Breaking up (with your stuff) is hard to do
- faux fur hat. Grandma gave you to me when we were moving up here to Idaho. I had nothing to wear for the cold weather and Grandma is the world’s best thrift store shopper. I thought you were cute. I thought you were fun. Our relationship has been drawn out for 2 years and I just don’t like taking out out in public because you make my face look fat. I’m sorry, I think this is the end.
- A CD. No Boundaries: A benefit for the Kosovar Refugees. You served me well during my angsty teenage years. Some of your songs remind me of various friends I have left behind. Since I’m not an angsty teenager anymore and most of those friends I’d just assume leave in the past, I think I can leave you there too.
- Li’l Abner on DVD. You were on the $1 moving rack. That’s really all you were worth. It was fun while it lasted darling.
- The Home Office Small Business Answer Book. You came in handy. I read you diligently and learned that I need a computer that has at least 4 or more megabytes of memory. I think I’ll go for the “or more” side. You’re just a little too old for me. I can’t continue this relationship any longer.
- A box of spiced cider with 3 packages of drink mix left. You were so good to me in college, I don’t know what happened. Our life paths have drifted apart. You’re just not the one for me anymore. I’m afraid you’ve been replaced by juice from a can.
- A latch hook rug. Little orange and yellow snail, you were passed down from Aaron to Jesse to me. Out of compassion I finished the project and you have languished in a box for several years. It’s time for me to pass you on to someone else. I’m setting you free so you can find someone who really loves you.
- Two jeweled barrettes.
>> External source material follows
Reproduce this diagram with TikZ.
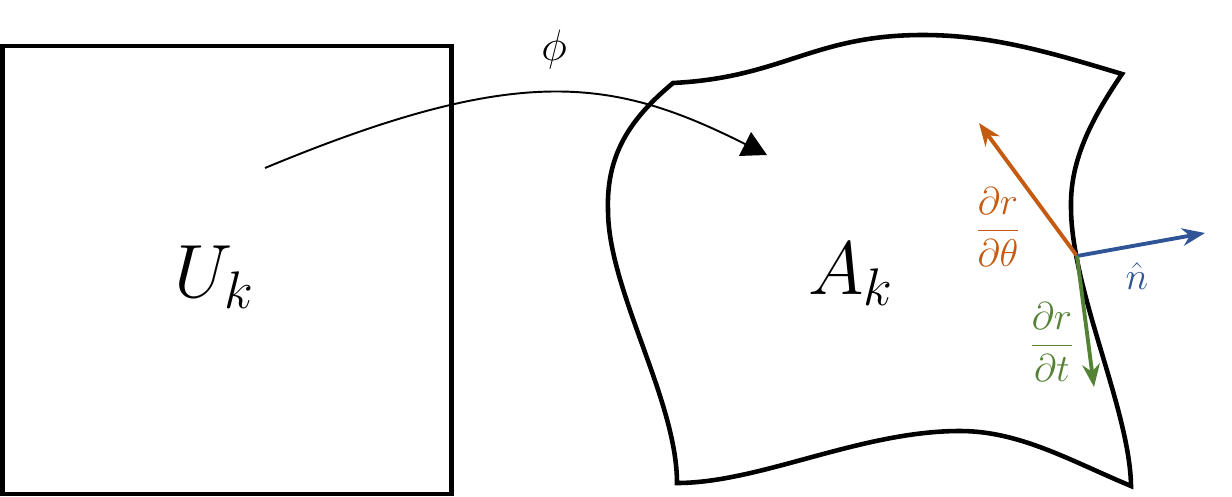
\RequirePackage{fix-cm}
\documentclass[tikz,border=0pt]{standalone}
\usepackage{amsmath}
\usepackage{tikz}
\usetikzlibrary{arrows.meta}
\definecolor{dtheta}{HTML}{C55A11}
\definecolor{dnorm}{HTML}{2F5597}
\definecolor{dtime}{HTML}{548235}
\tikzset{
  edge/.style={line width=2.6pt,line join=miter},
  vec/.style={line width=2.2pt,-{Stealth[length=13pt,width=10pt]}},
  big/.style={font=\fontsize{43}{47}\selectfont},
  small/.style={font=\fontsize{22}{26}\selectfont}
}

\begin{document}
\begin{tikzpicture}[x=0.02cm,y=-0.02cm]
\useasboundingbox (0,0) rectangle (1232,497);
% the chart
\draw[edge] (2.3,46) rectangle (451.7,494);
\node[big] (1) at (214,277) {$U_k$};
% the patch
\coordinate (tl) at (673,83);
\coordinate (tr) at (1122,74);
\coordinate (br) at (1131,486);
\coordinate (bl) at (677,483);
\draw[edge] (tl) .. controls (783,77.5) and (813,35) .. (923,35)
  .. controls (993,35) and (1052,53) .. (tr)
  .. controls (1092,118) and (1070,160) .. (1071,207)
  .. controls (1071,290) and (1130,410) .. (br)
  .. controls (1071,461) and (1020,431) .. (960,431)
  .. controls (860,431) and (760,483) .. (bl)
  .. controls (677,400) and (608,290) .. (608,210)
  .. controls (606,150) and (635,115) .. cycle;
\node[big] (2) at (851,274) {$A_k$};
% the map
\coordinate (s) at (265,168);
\coordinate (e) at (767,155);
\draw[line width=1.1pt,-{Triangle[length=14pt,width=15pt]}] (s) .. controls (520,62) and (613.5,78) .. (e);
\node[font=\fontsize{25}{30}\selectfont] (3) at (554,50) {$\phi$};
% vectors at p
\coordinate (p) at (1077,256);
\coordinate (pt) at (979,123);
\coordinate (pn) at (1205,233);
\coordinate (pd) at (1094,387);
\draw[vec,dtheta] (p) -- (pt);
\draw[vec,dnorm] (p) -- (pn);
\draw[vec,dtime] (p) -- (pd);
\node[small,text=dtheta] (4) at (998,227) {$\dfrac{\partial r}{\partial\theta}$};
\node[small,text=dtime] (5) at (1052,342) {$\dfrac{\partial r}{\partial t}$};
\node[small,text=dnorm] (6) at (1137,276) {$\hat{n}$};
\end{tikzpicture}
\end{document}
I know you try hard, but you’re just not holding up your end of the bargain. We’ve tried to make this relationship work for six years now–ever since my senior prom. You’re just not enough for me.
- Hand-crank wheat grass juicer. You thought this would be a long term relationship. It was just a one night stand. I was drunk off of spices and jambajuice. You’ve gotta go. Now!
- Unopened ball of Raffia. I know you don’t mean any harm and you’re only here to play, but I’m finished with you. I used your friends and now you have to leave. If I need you again, I’ll go you and buy you. I’m sorry, you just can’t stay.
- 15 rolls of unused film and a camera. Sorry, honey, you’ve gotta keep up with the times. You’re just so…old fashioned. Live a little! Go digital!
- 3 red candles. I’m sorry to be the one to break the news to you, but you stink. You stink and I just don’t want you in my house.
- A lamp and lamp shade. You were homeless. I’m a sucker for things that need a home. I’m just not sure this is the best place for you. You could show off your assets better in someone else’s home.
- 1 bag of garbage. I’m just not that in to you.